● What to do: Write each line of the material exactly as given, from the top through the line that contains "scale = 10.0", and omit all pictures.

**********

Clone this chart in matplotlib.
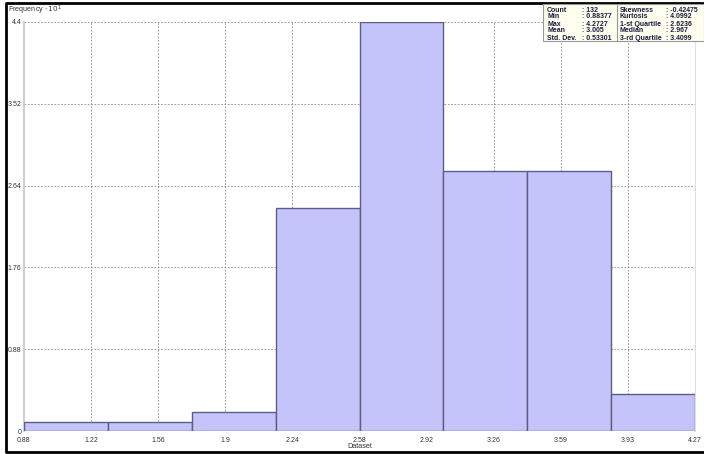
import matplotlib
matplotlib.use("Agg")
import matplotlib.pyplot as plt
import numpy as np
from matplotlib.patches import Rectangle

# datos del histograma
data_min = 0.88377
data_max = 4.2727
counts = [1, 1, 2, 24, 44, 28, 28, 4]
scale = 10.0  # eje en unidades de 10^1

x_ticks = [0.88, 1.22, 1.56, 1.9, 2.24, 2.58, 2.92, 3.26, 3.59, 3.93, 4.27]
y_ticks = [0, 0.88, 1.76, 2.64, 3.52, 4.4]

stats_left = [("Count", ": 132"), ("Min", ": 0.88377"), ("Max", ": 4.2727"),
              ("Mean", ": 3.005"), ("Std. Dev.", ": 0.53301")]
stats_right = [("Skewness", ": -0.42475"), ("Kurtosis", ": 4.0992"),
               ("1-st Quartile", ": 2.6236"), ("Median", ": 2.967"),
               ("3-rd Quartile", ": 3.4099")]

plt.rcParams["font.family"] = ["Liberation Sans", "DejaVu Sans"]

W, H = 704, 454
fig = plt.figure(figsize=(W / 100, H / 100), dpi=100)
ax = fig.add_axes([24 / W, 1 - 431 / H, (695 - 24) / W, (431 - 22) / H])

edges = np.linspace(data_min, data_max, len(counts) + 1)
heights = np.array(counts) / scale
ax.bar(edges[:-1], heights, width=np.diff(edges), align="edge",
       color="#c4c4fa", edgecolor="#5c5c86", linewidth=1.0, zorder=3)

ax.set_xlim(data_min, data_max)
ax.set_ylim(0, 4.4)
ax.set_xticks(np.linspace(data_min, data_max, len(x_ticks)))
ax.set_xticklabels([f"{t:g}" for t in x_ticks])
ax.set_yticks(y_ticks)
ax.set_yticklabels([f"{t:g}" for t in y_ticks])
ax.tick_params(labelsize=5, colors="#333333", length=0)
ax.tick_params(axis="y", pad=2)
ax.tick_params(axis="x", pad=4)
ax.grid(True, color="#888888", linestyle=(0, (2, 2)), linewidth=0.6, zorder=0)
for side in ["top", "bottom"]:
    ax.spines[side].set_visible(False)
ax.spines["left"].set_color("#d0d0d0")
ax.spines["left"].set_linewidth(1.5)
ax.spines["right"].set_color("#e0e0e0")
ax.spines["right"].set_linewidth(0.8)

fig.text(360 / W, 1 - 447 / H, "Dataset", fontsize=5.2, ha="center", va="center", color="#333333")
fig.text(8 / W, 1 - 10 / H, r"Frequency $\cdot\,10^{1}$", fontsize=5.2, ha="left", va="center", color="#333333")

# marco exterior: izquierda, arriba y abajo
frame_x = [W, 6, 6, W]
frame_y = [3, 3, 452, 452]
fig.lines.append(plt.Line2D([x / W for x in frame_x], [1 - y / H for y in frame_y],
                            transform=fig.transFigure, color="black", linewidth=2.0, zorder=0))

# caja de estadisticas
fig.patches.append(Rectangle((543 / W, 1 - 41 / H), (704 - 543) / W, (41 - 4) / H,
                             transform=fig.transFigure, facecolor="#fffff0",
                             edgecolor="#999999", linewidth=0.8, zorder=5))
fig.lines.append(plt.Line2D([617 / W, 617 / W], [1 - 40 / H, 1 - 5 / H],
                            transform=fig.transFigure, color="#999999", linewidth=0.8, zorder=6))
for i, ((l1, v1), (l2, v2)) in enumerate(zip(stats_left, stats_right)):
    y = 1 - (10 + i * 7) / H
    kw = dict(fontsize=5, fontweight="bold", va="center", ha="left",
              color="#1a1a40", zorder=7)
    fig.text(547 / W, y, l1, **kw)
    fig.text(582 / W, y, v1, **kw)
    fig.text(620 / W, y, l2, **kw)
    fig.text(666 / W, y, v2, **kw)

fig.savefig("out.png", dpi=100)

**********

● Solution below:
Clone this chart in matplotlib.
import matplotlib
matplotlib.use("Agg")
import matplotlib.pyplot as plt
import numpy as np
from matplotlib.patches import Rectangle

# datos del histograma
data_min = 0.88377
data_max = 4.2727
counts = [1, 1, 2, 24, 44, 28, 28, 4]
scale = 10.0  # eje en unidades de 10^1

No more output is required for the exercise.